Mary Goddard – A Woman of Many Firsts

Mary Katherine Goddard, born this week (June 16) in 1738, in Connecticut (birthplace town not recorded), was a woman of many firsts.  After moving to Providence, R.I., in 1762, Mary, her mother and her brother William established a printing business, but when William left to start up another print shop in Philadelphia, Mary decided to start a newspaper.  In 1766, with her mother’s help, she began publishing The Providence Gazette, making her America’s first official female newspaper publisher.

Mary ran the Gazette for two years before selling it and joining her brother in Philadelphia, where she helped him publish The Pennsylvania Chronicle until William again moved, to Baltimore, MD. There he set up another print shop and in 1773 established The Maryland Journal, which became a leading voice in the call for America to seek independence from Great Britain.

And once again Mary followed him, selling the Chronicle in 1774 and moving to Baltimore to help run the Journal.   The next year, 1775, Mary was listed as both the editor and publisher on the Journal’s masthead, and in June of that year the Journal scored something of a “scoop” by being the first paper to publish a detailed account of what is now considered the first pitched battle of the American Revolution, the Battle of Bunker Hill.

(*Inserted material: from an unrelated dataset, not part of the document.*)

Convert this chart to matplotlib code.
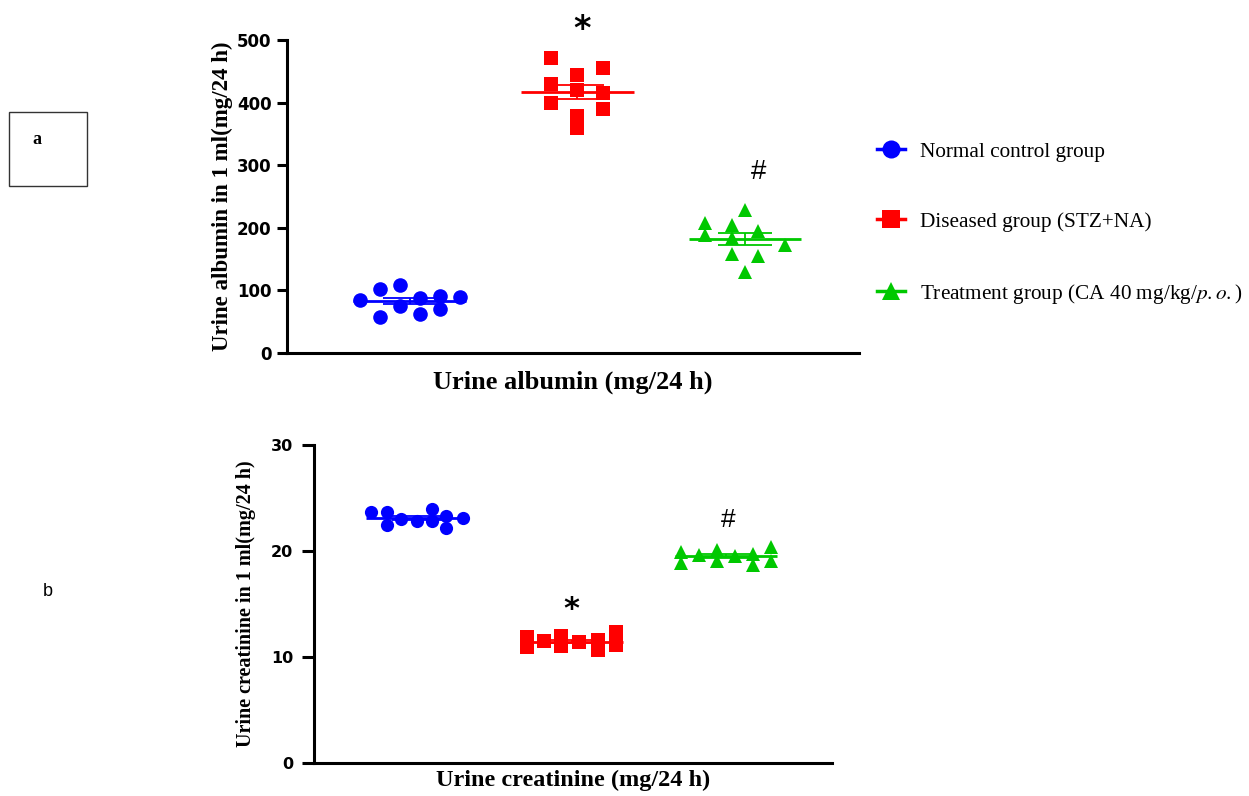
import numpy as np
import matplotlib
matplotlib.use("Agg")
import matplotlib.pyplot as plt
from matplotlib.lines import Line2D
from matplotlib.patches import Rectangle

plt.rcParams["mathtext.fontset"] = "stix"

# ---------------- data ----------------
groups = ["Normal control group", "Diseased group (STZ+NA)", "Treatment group (CA 40 mg/kg/$\\it{p.o.}$)"]

albumin_normal = [84, 103, 57, 108, 75, 88, 63, 91, 71, 89]
albumin_diseased = [471, 429, 400, 444, 420, 379, 359, 456, 415, 390]
albumin_treatment = [208, 188, 205, 184, 158, 229, 129, 195, 155, 172]

creat_normal = [23.65, 23.65, 22.5, 23.0, 22.8, 24.0, 22.8, 23.3, 22.2, 23.1]
creat_diseased = [11.84, 10.9, 11.5, 12.0, 11.05, 11.4, 11.6, 10.7, 12.4, 11.1]
creat_treatment = [19.9, 18.9, 19.6, 20.07, 19.1, 19.5, 19.75, 18.7, 20.4, 19.1]

top_ticks = [0, 100, 200, 300, 400, 500]
bot_ticks = [0, 10, 20, 30]

# ---------------- layout (jitter offsets, styles) ----------------
jit_top = [
    [-0.298, -0.179, -0.179, -0.06, -0.06, 0.06, 0.06, 0.179, 0.179, 0.298],
    [-0.155, -0.155, -0.155, 0.0, 0.0, 0.0, 0.0, 0.155, 0.155, 0.155],
    [-0.238, -0.238, -0.079, -0.079, -0.079, 0.0, 0.0, 0.079, 0.079, 0.238],
]
jit_bot = [
    [-0.297, -0.19, -0.19, -0.1, 0.0, 0.1, 0.1, 0.19, 0.19, 0.297],
    [-0.29, -0.29, -0.18, -0.066, -0.066, 0.047, 0.17, 0.17, 0.29, 0.29],
    [-0.29, -0.29, -0.174, -0.058, -0.058, 0.058, 0.174, 0.174, 0.29, 0.29],
]
colors = ["#0000FF", "#FF0000", "#00C800"]
markers = ["o", "s", "^"]

serif = ["Liberation Serif", "DejaVu Serif"]

W, H = 1249, 796
fig = plt.figure(figsize=(W / 100, H / 100), dpi=100)

def fx(px):
    return px / W

def fy(py):
    return 1 - py / H

ax1 = fig.add_axes([fx(287), fy(353), fx(859) - fx(287), fy(40) - fy(353)])
ax2 = fig.add_axes([fx(314), fy(763), fx(832) - fx(314), fy(445) - fy(763)])

def panel(ax, data, jit, msize, mean_half, cap_half, xlim, ylim, ticks, tick_size, tlen, tpad):
    for i, vals in enumerate(data):
        vals = np.asarray(vals, float)
        xs = i + np.asarray(jit[i])
        ax.plot(xs, vals, linestyle="none", marker=markers[i], color=colors[i],
                markersize=msize, markeredgewidth=0, zorder=3, clip_on=False)
        m = vals.mean()
        sem = vals.std(ddof=1) / np.sqrt(len(vals))
        ax.hlines(m, i - mean_half, i + mean_half, color=colors[i], lw=2.0, zorder=4)
        ax.hlines([m - sem, m + sem], i - cap_half, i + cap_half, color=colors[i], lw=1.3, zorder=4)
        ax.vlines(i, m - sem, m + sem, color=colors[i], lw=1.3, zorder=4)
    ax.set_xlim(*xlim)
    ax.set_ylim(*ylim)
    ax.set_yticks(ticks)
    ax.set_xticks([])
    for s in ["top", "right"]:
        ax.spines[s].set_visible(False)
    for s in ["left", "bottom"]:
        ax.spines[s].set_linewidth(2.2)
    ax.tick_params(axis="y", length=tlen, width=2.2, labelsize=tick_size, pad=tpad)
    for lab in ax.get_yticklabels():
        lab.set_fontweight("bold")
        lab.set_family("DejaVu Sans")

panel(ax1, [albumin_normal, albumin_diseased, albumin_treatment], jit_top, 10.5,
      0.336, 0.16, (-0.732, 2.679), (0, 500), top_ticks, 12, 7, 4)
panel(ax2, [creat_normal, creat_diseased, creat_treatment], jit_bot, 9.5,
      0.33, 0.16, (-0.665, 2.684), (0, 30), bot_ticks, 11.5, 9, 6)

ax1.set_ylabel("Urine albumin in 1 ml(mg/24 h)", family=serif, fontweight="bold", fontsize=16.5, labelpad=3)
ax1.set_xlabel("Urine albumin (mg/24 h)", family=serif, fontweight="bold", fontsize=19, labelpad=13)
ax2.set_ylabel("Urine creatinine in 1 ml(mg/24 h)", family=serif, fontweight="bold", fontsize=14.5, labelpad=11)
ax2.set_xlabel("Urine creatinine (mg/24 h)", family=serif, fontweight="bold", fontsize=17.5, labelpad=5)

# significance marks
ax1.text(1.03, 516, "*", ha="center", va="center", fontsize=24, fontweight="bold", clip_on=False)
ax1.text(2.08, 289, "#", ha="center", va="center", fontsize=20, family=["Liberation Sans"], clip_on=False)
ax2.text(1.0, 14.5, "*", ha="center", va="center", fontsize=22, fontweight="bold", clip_on=False)
ax2.text(2.01, 22.9, "#", ha="center", va="center", fontsize=19, family=["Liberation Sans"], clip_on=False)

# legend
handles = [Line2D([0], [0], color=colors[i], marker=markers[i], markersize=13, lw=2.5,
                  markeredgewidth=0) for i in range(3)]
fig.legend(handles, groups, loc="upper left", bbox_to_anchor=(fx(877), fy(142)),
           frameon=False, prop={"family": serif, "size": 15.3}, handlelength=1.3,
           handletextpad=0.7, labelspacing=2.35, borderaxespad=0, borderpad=0)

# panel labels
fig.add_artist(Rectangle((fx(9), fy(186)), fx(87) - fx(9), fy(112) - fy(186),
                         transform=fig.transFigure, fill=False, lw=1.0, edgecolor="#333333"))
fig.text(fx(37), fy(140), "a", family=serif, fontweight="bold", fontsize=13, ha="center", va="center")
fig.text(fx(48), fy(592), "b", family=["Liberation Sans"], fontsize=13, ha="center", va="center")

fig.savefig("out.png", dpi=100)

And in 1775, Mary added another “first” to her resume by becoming postmaster of the Baltimore Post Office, the first woman to hold a postmaster position in America.   Mary would distinguish herself in that job for 14 years until U.S. Postmaster Samuel Osgood removed her in order to give the position to a political crony.  In protest, some 250 citizens of Baltimore, including more than 200 of the city’s leading businessmen, drew up a petition demanding that she be reinstated — alas, unsuccessfully.

But it was her final two “firsts” that were the most important.  When, in January of 1777, America’s Continental Congress decreed that the Declaration of Independence should be printed and widely circulated, Mary offered to do the printing, despite the fact that the British considered the Declaration a treasonous document, meaning that anyone associated it was a traitor and therefore subject to harsh reprisals.  Undaunted, Mary became the second American printer to publish the Declaration, but the first to publish it with the typeset names of all of the document’s signatories.

Those signatories included 56 courageous men, most prominently its author, Thomas Jefferson, as well as John Adams, Benjamin Franklin and, in bold script, John Hancock.

Also included was one courageous woman.  As publisher, Mary decided to print her own name at the bottom of the document, making her — in a way — not just the first, but the only woman signatory.